As for Rick Davies, he has the voice of the lead singer in a third-or-fourth bill band who got the job because he was the guy who owned the P.A. system. In his big hit, “Goodbye Stranger,” he sounds like a Brit trying very hard to sound like a Texan, as if that were a desirable and laudable goal. I read where his voice was described as a “raspy baritone,” which is somewhat fair if you add the word “characterless” before “raspy.” I also read that he is admired for his “sophisticated blues and jazz-influenced progressive rock compositions,” but he sure as shit doesn’t show any talent in that direction on this record unless you consider Kenny G a jazz musician.

The worst song on an album of really bad songs is the insipid “Lord Is It Mine,” where Roger takes the poutiness out of his voice and turns choirboy. Saccharine and submissive to the point of embarrassment, the song opens with the classic slow piano chord intro used to introduce many an empty rock opus. The lyrics are so astonishingly childish that I wonder if it was something he wrote as a kid and still believed in Santa Claus:

If only I could find a way to feel your sweetness through the day
The love that shines around me could be mine
So give us an answer, won’t you
We know what we have to do
There must be a thousand voices
Trying to get through

Not a whole hell of a lot of insight there. Any logical kid is going to wonder, “Hey, if a billion people are praying to God at the same time, how do I know he’s listening to me?” The answer is never properly explained here or in any religious text, and according to these lyrics, there is apparently no need for the question, since “we know what we have to do.” When the logical part of the mind has atrophied, circular logic is all that comes out. Another explanation for these lyrics and the rest of the fluff on Breakfast in America is that Supertramp began life as a progressive rock group, and apparently they carried forward the tendency of that genre, inherited from psychedelia, to write lyrics that seem to be pregnant with meaning but are as empty as a virgin’s uterus.

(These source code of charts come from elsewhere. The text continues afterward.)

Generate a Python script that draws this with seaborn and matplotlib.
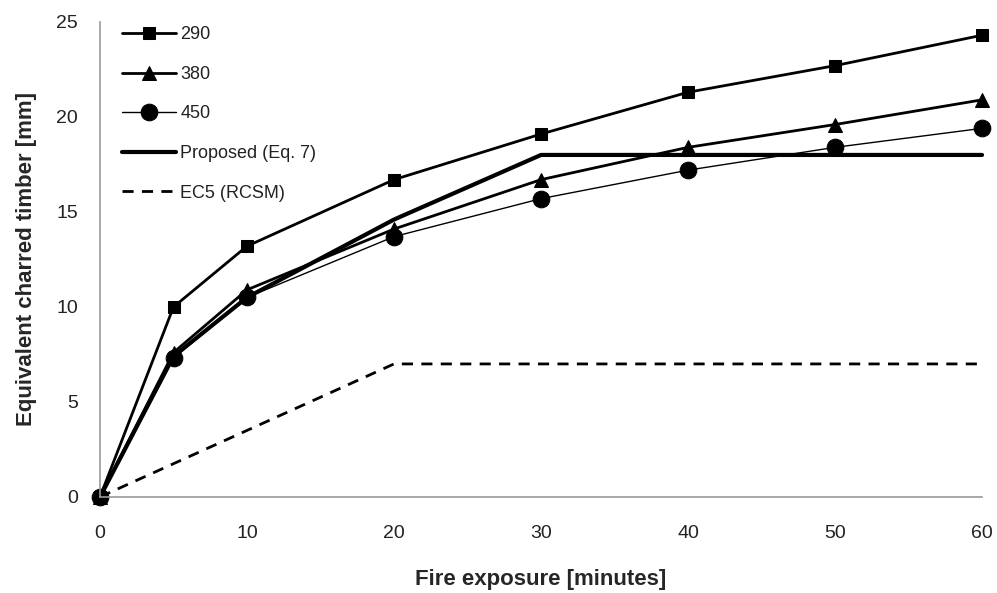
import numpy as np
import pandas as pd
import matplotlib
matplotlib.use("Agg")
import matplotlib.pyplot as plt
import seaborn as sns

# Fire exposure [minutes]
minutes = [0, 5, 10, 20, 30, 40, 50, 60]

# Equivalent charred timber [mm] per density
char_290 = [0, 10.0, 13.2, 16.7, 19.1, 21.3, 22.7, 24.3]
char_380 = [0, 7.6, 10.9, 14.1, 16.7, 18.4, 19.6, 20.9]
char_450 = [0, 7.3, 10.5, 13.7, 15.7, 17.2, 18.4, 19.4]

# Model curves
proposed_x = [0, 5, 10, 20, 30, 40, 50, 60]
proposed_y = [0, 7.4, 10.5, 14.6, 18.0, 18.0, 18.0, 18.0]
ec5_x = [0, 20, 60]
ec5_y = [0, 7.0, 7.0]

sns.set_theme(style="white")
plt.rcParams['font.family'] = ['Liberation Sans', 'DejaVu Sans']

fig, ax = plt.subplots(figsize=(9.97, 5.93), dpi=100)
fig.subplots_adjust(left=0.1003, right=0.985, bottom=0.162, top=0.963)

tests = pd.DataFrame({"x": minutes, "290": char_290, "380": char_380, "450": char_450})

sns.lineplot(data=tests, x="x", y="290", ax=ax, color="black", lw=2,
             marker="s", markersize=8.5, markeredgecolor="black", label="290", clip_on=False)
sns.lineplot(data=tests, x="x", y="380", ax=ax, color="black", lw=2,
             marker="^", markersize=10, markeredgecolor="black", label="380", clip_on=False)
sns.lineplot(data=tests, x="x", y="450", ax=ax, color="black", lw=1,
             marker="o", markersize=12, markeredgecolor="black", label="450", clip_on=False)
sns.lineplot(x=proposed_x, y=proposed_y, ax=ax, color="black", lw=3,
             label="Proposed (Eq. 7)", clip_on=False)
sns.lineplot(x=ec5_x, y=ec5_y, ax=ax, color="black", lw=2,
             linestyle=(0, (4, 3)), label="EC5 (RCSM)", clip_on=False)

ax.set_xlim(0, 60)
ax.set_ylim(0, 25)
ax.set_xticks(range(0, 61, 10))
ax.set_yticks(range(0, 26, 5))
for s in ["top", "right"]:
    ax.spines[s].set_visible(False)
for s in ["left", "bottom"]:
    ax.spines[s].set_color("#999999")
    ax.spines[s].set_linewidth(1.2)
ax.tick_params(axis="both", direction="out", length=6, width=1, color="#999999",
               labelsize=14, labelcolor="#222222")
ax.tick_params(axis="x", pad=14)
ax.tick_params(axis="y", pad=10)

ax.set_xlabel("Fire exposure [minutes]", fontsize=16, fontweight="bold", labelpad=20)
ax.set_ylabel("Equivalent charred timber [mm]", fontsize=16, fontweight="bold", labelpad=14)

leg = ax.legend(loc="upper left", frameon=False, fontsize=13, handlelength=3.0,
                handletextpad=0.25, labelspacing=1.25, bbox_to_anchor=(0.006, 1.025))
for t in leg.get_texts():
    t.set_color("#222222")

fig.savefig("out.png", dpi=100)
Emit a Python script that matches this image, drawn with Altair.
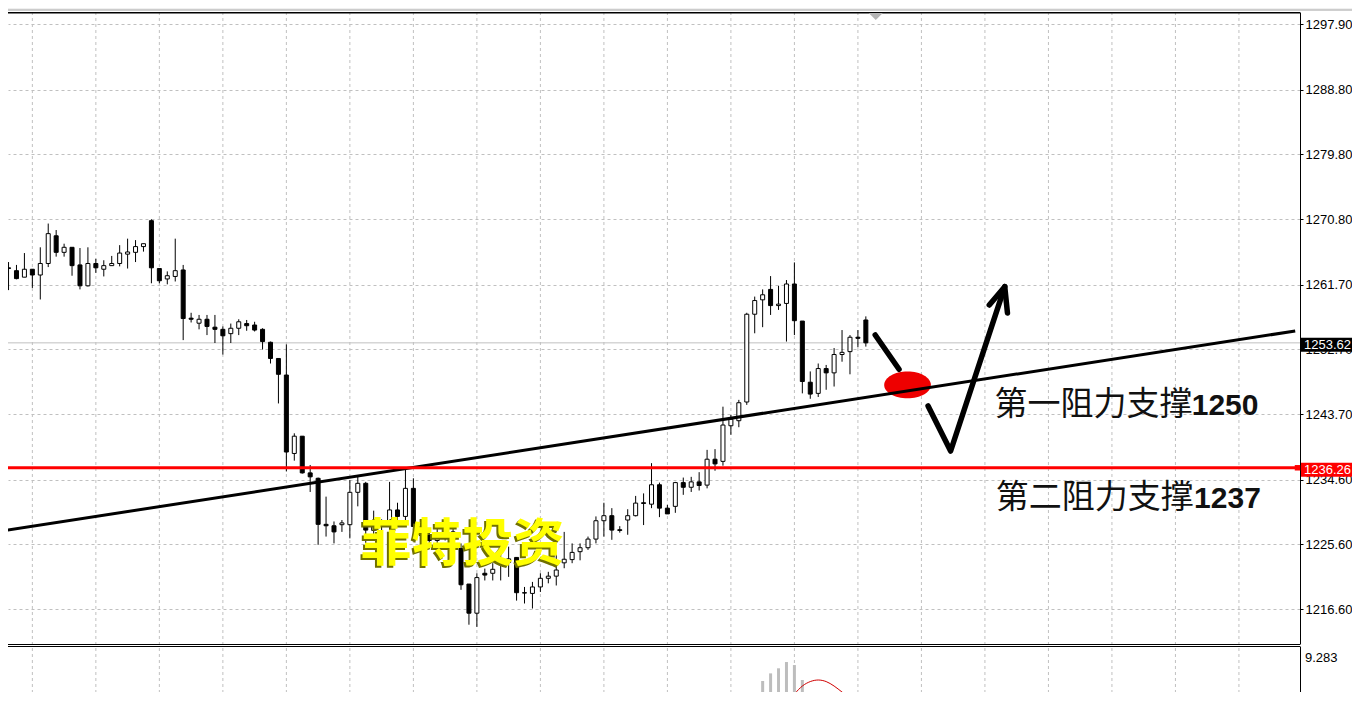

I won’t bore you by covering all the equally weak tracks on this turkey, but even after a thorough study of the record, its popularity with the French remains an enigma to me. My mother can’t stand them, but she’s an independent and iconoclastic woman when it comes to music. The French generally appreciate jazz, which is full of the unexpected; Breakfast in America is thoroughly predictable. Then again, electronic dance music is popular here, and that music does share the same over-processed characteristics of Breakfast in America. We only have one guy in the office who was in his late teens in 1979, a charming gent named Michel, and as an aficionado of classical music, he had only a very vague memory of the album. I did learn that Supertramp did a big live concert recorded for posterity in a former slaughterhouse gussied up with the name “Pavillon de Paris,” so maybe their popularity was heightened by that performance. Roger Hodgson said in an interview (with touching modesty) that “my songs touched the heart of the French people,” and he may have something there. The French can get surprisingly sentimental at times.

Sigh. Now I know that I live in a country where people adore superficial, sentimental pop music. Comparing and contrasting that to the culture of my country of origin, I’ll take superficial, sentimental pop music over gun worship and unrestrained greed any time.